_Supplied data:_
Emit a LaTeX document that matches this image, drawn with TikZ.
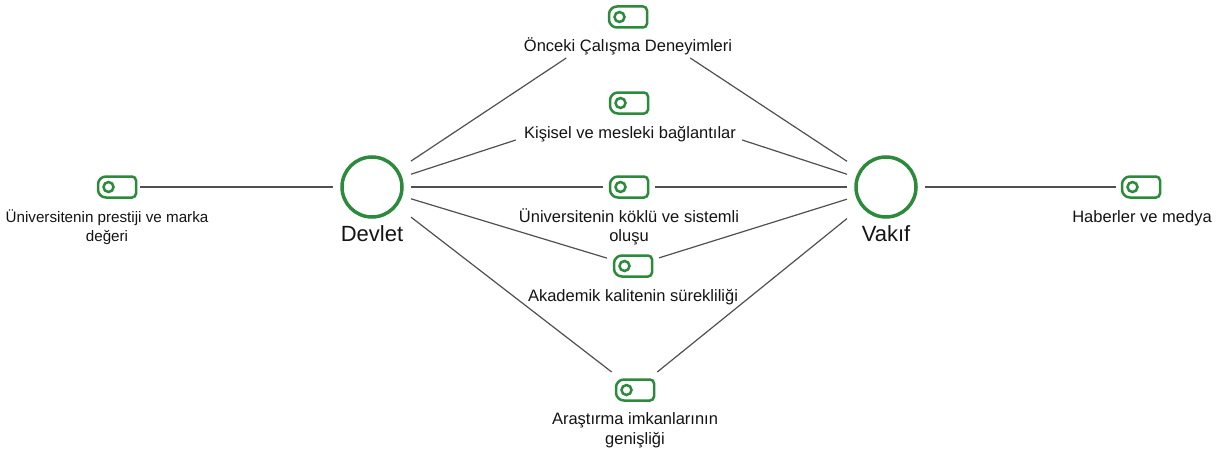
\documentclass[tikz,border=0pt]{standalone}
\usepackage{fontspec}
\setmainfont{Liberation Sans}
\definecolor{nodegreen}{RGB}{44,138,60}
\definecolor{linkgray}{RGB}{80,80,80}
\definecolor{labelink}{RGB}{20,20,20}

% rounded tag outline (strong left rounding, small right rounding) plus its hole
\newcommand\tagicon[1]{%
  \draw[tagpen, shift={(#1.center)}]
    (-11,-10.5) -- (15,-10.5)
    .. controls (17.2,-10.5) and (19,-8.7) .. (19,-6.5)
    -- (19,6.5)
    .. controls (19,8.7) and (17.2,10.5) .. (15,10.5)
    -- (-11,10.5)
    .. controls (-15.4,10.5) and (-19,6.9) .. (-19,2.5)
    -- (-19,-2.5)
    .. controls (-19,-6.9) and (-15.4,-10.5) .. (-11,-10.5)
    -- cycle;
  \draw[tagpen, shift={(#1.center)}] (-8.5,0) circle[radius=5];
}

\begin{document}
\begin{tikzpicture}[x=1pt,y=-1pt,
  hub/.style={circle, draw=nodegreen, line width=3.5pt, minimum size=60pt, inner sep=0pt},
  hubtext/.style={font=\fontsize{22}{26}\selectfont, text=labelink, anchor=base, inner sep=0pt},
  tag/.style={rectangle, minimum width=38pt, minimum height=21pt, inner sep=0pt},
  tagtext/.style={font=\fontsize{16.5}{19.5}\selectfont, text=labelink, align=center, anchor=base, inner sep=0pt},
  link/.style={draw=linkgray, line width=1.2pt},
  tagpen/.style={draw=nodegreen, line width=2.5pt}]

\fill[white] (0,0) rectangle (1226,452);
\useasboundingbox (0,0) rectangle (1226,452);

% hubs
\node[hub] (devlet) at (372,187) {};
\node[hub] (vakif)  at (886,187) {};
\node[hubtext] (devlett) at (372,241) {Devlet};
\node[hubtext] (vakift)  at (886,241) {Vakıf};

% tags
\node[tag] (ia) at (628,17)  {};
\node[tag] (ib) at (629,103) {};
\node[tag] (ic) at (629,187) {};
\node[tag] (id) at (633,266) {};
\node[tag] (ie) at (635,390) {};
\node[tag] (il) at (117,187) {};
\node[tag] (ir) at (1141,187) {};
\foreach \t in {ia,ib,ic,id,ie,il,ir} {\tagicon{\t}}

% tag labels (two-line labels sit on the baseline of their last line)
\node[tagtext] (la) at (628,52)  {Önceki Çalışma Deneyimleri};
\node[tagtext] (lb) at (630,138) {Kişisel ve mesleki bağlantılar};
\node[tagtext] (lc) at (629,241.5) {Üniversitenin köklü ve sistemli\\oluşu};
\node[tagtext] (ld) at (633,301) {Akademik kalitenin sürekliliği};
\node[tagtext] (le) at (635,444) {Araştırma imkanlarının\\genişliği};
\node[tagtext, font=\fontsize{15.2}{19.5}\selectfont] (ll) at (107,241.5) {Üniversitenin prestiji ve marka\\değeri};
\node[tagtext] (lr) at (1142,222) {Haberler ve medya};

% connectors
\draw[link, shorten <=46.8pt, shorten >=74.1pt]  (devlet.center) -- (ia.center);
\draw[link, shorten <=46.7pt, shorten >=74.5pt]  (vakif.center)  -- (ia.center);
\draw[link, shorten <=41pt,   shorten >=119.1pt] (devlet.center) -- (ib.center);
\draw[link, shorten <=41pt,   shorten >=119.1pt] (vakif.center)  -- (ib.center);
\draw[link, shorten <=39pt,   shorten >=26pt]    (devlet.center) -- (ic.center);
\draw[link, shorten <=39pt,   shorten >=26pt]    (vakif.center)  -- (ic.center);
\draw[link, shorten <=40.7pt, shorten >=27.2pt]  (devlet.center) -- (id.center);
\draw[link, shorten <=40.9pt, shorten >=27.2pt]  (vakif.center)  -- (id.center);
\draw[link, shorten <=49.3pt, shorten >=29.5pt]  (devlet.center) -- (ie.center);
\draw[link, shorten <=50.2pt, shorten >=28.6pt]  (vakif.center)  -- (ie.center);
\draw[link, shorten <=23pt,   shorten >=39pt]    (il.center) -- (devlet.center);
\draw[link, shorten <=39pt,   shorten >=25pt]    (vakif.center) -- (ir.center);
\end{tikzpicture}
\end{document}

_Exercise task:_
Images in the data above are to be skipped. Retype all other material exactly.

_Response to the task:_
Emit a LaTeX document that matches this image, drawn with TikZ.
\documentclass[tikz,border=0pt]{standalone}
\usepackage{fontspec}
\setmainfont{Liberation Sans}
\definecolor{nodegreen}{RGB}{44,138,60}
\definecolor{linkgray}{RGB}{80,80,80}
\definecolor{labelink}{RGB}{20,20,20}

% rounded tag outline (strong left rounding, small right rounding) plus its hole
\newcommand\tagicon[1]{%
  \draw[tagpen, shift={(#1.center)}]
    (-11,-10.5) -- (15,-10.5)
    .. controls (17.2,-10.5) and (19,-8.7) .. (19,-6.5)
    -- (19,6.5)
    .. controls (19,8.7) and (17.2,10.5) .. (15,10.5)
    -- (-11,10.5)
    .. controls (-15.4,10.5) and (-19,6.9) .. (-19,2.5)
    -- (-19,-2.5)
    .. controls (-19,-6.9) and (-15.4,-10.5) .. (-11,-10.5)
    -- cycle;
  \draw[tagpen, shift={(#1.center)}] (-8.5,0) circle[radius=5];
}

\begin{document}
\begin{tikzpicture}[x=1pt,y=-1pt,
  hub/.style={circle, draw=nodegreen, line width=3.5pt, minimum size=60pt, inner sep=0pt},
  hubtext/.style={font=\fontsize{22}{26}\selectfont, text=labelink, anchor=base, inner sep=0pt},
  tag/.style={rectangle, minimum width=38pt, minimum height=21pt, inner sep=0pt},
  tagtext/.style={font=\fontsize{16.5}{19.5}\selectfont, text=labelink, align=center, anchor=base, inner sep=0pt},
  link/.style={draw=linkgray, line width=1.2pt},
  tagpen/.style={draw=nodegreen, line width=2.5pt}]

\fill[white] (0,0) rectangle (1226,452);
\useasboundingbox (0,0) rectangle (1226,452);

% hubs
\node[hub] (devlet) at (372,187) {};
\node[hub] (vakif)  at (886,187) {};
\node[hubtext] (devlett) at (372,241) {Devlet};
\node[hubtext] (vakift)  at (886,241) {Vakıf};

% tags
\node[tag] (ia) at (628,17)  {};
\node[tag] (ib) at (629,103) {};
\node[tag] (ic) at (629,187) {};
\node[tag] (id) at (633,266) {};
\node[tag] (ie) at (635,390) {};
\node[tag] (il) at (117,187) {};
\node[tag] (ir) at (1141,187) {};
\foreach \t in {ia,ib,ic,id,ie,il,ir} {\tagicon{\t}}

% tag labels (two-line labels sit on the baseline of their last line)
\node[tagtext] (la) at (628,52)  {Önceki Çalışma Deneyimleri};
\node[tagtext] (lb) at (630,138) {Kişisel ve mesleki bağlantılar};
\node[tagtext] (lc) at (629,241.5) {Üniversitenin köklü ve sistemli\\oluşu};
\node[tagtext] (ld) at (633,301) {Akademik kalitenin sürekliliği};
\node[tagtext] (le) at (635,444) {Araştırma imkanlarının\\genişliği};
\node[tagtext, font=\fontsize{15.2}{19.5}\selectfont] (ll) at (107,241.5) {Üniversitenin prestiji ve marka\\değeri};
\node[tagtext] (lr) at (1142,222) {Haberler ve medya};

% connectors
\draw[link, shorten <=46.8pt, shorten >=74.1pt]  (devlet.center) -- (ia.center);
\draw[link, shorten <=46.7pt, shorten >=74.5pt]  (vakif.center)  -- (ia.center);
\draw[link, shorten <=41pt,   shorten >=119.1pt] (devlet.center) -- (ib.center);
\draw[link, shorten <=41pt,   shorten >=119.1pt] (vakif.center)  -- (ib.center);
\draw[link, shorten <=39pt,   shorten >=26pt]    (devlet.center) -- (ic.center);
\draw[link, shorten <=39pt,   shorten >=26pt]    (vakif.center)  -- (ic.center);
\draw[link, shorten <=40.7pt, shorten >=27.2pt]  (devlet.center) -- (id.center);
\draw[link, shorten <=40.9pt, shorten >=27.2pt]  (vakif.center)  -- (id.center);
\draw[link, shorten <=49.3pt, shorten >=29.5pt]  (devlet.center) -- (ie.center);
\draw[link, shorten <=50.2pt, shorten >=28.6pt]  (vakif.center)  -- (ie.center);
\draw[link, shorten <=23pt,   shorten >=39pt]    (il.center) -- (devlet.center);
\draw[link, shorten <=39pt,   shorten >=25pt]    (vakif.center) -- (ir.center);
\end{tikzpicture}
\end{document}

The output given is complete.